In rail transport, the fuel cell is particularly suitable for routes that cannot be electrified economically and where its strengths such as efficiency, pollutant-free emissions, long ranges, and short refueling times come into play. Initial prototypes are currently in development and have evolved as part of the NIP and are also being demonstrated in other European countries.

Important R&D work is focused on the development of rail-specific drivetrains, the validation of the prototype vehicles and the refueling infrastructure, the creation of fuel cell-relevant standards, the approval of the vehicles in accordance with railroad construction and operation regulations, the establishment of pre-series and subsequent series production, and the scientific and technical support during public trial operations.

In addition to the use of hydrogen in regional trains, the inner-city use of hydrogen trains is also increasingly coming into focus. Due to the frequently lengthy approval processes, lack of acceptance in densely populated areas, and high costs for the installation of overhead line infrastructure for trains and streetcars, hydrogen can be a sensible alternative for many locations.

Freight and shunting locomotive traffic represents a particularly diverse field of application and thus also holds a variety of challenges and potentials for alternative drive systems. Particularly regarding use in port areas, there is great interest in hydrogen shunting locomotives, which is currently not matched by any marketable products on the European market. Due to the very long service life of locomotives, the demand relates both to new vehicles and to retrofit solutions.
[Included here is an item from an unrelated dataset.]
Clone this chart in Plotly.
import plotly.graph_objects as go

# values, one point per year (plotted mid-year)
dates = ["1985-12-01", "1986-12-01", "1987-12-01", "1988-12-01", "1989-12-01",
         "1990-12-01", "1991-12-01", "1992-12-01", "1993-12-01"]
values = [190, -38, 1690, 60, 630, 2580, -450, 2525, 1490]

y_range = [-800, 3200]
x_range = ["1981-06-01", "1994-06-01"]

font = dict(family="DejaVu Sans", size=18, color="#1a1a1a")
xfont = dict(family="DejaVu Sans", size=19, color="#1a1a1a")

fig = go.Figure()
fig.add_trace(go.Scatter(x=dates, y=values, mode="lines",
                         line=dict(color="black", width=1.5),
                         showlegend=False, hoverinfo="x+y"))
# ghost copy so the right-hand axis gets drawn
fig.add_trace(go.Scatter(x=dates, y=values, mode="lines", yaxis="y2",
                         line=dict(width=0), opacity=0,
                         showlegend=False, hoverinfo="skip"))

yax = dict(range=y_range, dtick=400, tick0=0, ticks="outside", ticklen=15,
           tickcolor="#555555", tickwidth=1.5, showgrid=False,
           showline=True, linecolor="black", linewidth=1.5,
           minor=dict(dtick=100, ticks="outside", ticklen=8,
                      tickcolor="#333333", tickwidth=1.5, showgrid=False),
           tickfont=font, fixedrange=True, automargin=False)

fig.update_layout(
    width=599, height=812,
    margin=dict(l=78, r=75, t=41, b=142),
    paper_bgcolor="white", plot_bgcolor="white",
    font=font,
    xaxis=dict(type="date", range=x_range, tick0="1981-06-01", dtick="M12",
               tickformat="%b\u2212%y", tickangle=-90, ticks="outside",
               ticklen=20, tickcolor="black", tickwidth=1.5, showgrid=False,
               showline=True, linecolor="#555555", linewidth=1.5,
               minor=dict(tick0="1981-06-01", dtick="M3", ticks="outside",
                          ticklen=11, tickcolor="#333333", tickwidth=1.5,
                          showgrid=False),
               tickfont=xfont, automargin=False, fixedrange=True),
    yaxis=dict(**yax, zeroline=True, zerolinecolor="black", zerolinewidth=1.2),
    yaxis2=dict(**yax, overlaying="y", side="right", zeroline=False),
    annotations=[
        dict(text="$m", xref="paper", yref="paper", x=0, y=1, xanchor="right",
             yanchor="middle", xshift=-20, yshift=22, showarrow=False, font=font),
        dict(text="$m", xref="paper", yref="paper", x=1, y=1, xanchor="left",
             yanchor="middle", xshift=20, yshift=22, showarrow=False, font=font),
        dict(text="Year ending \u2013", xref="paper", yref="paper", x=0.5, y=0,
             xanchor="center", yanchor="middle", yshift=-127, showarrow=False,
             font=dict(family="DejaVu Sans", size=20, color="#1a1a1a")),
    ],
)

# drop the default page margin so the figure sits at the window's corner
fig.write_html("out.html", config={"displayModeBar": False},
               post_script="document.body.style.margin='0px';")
In the rail transport sector, high priority is given to the development, testing, and optimization of a rapid refueling system for the entire rail system, the optimization of the interface between the refueling station and the vehicle, and the development of an internationally harmonized refueling protocol for rail vehicles. Furthermore, special potential for hydrogen supply can be tapped into by testing and developing grid connection systems for local hydrogen production via electrolysis using electricity drawn from the traction power grid.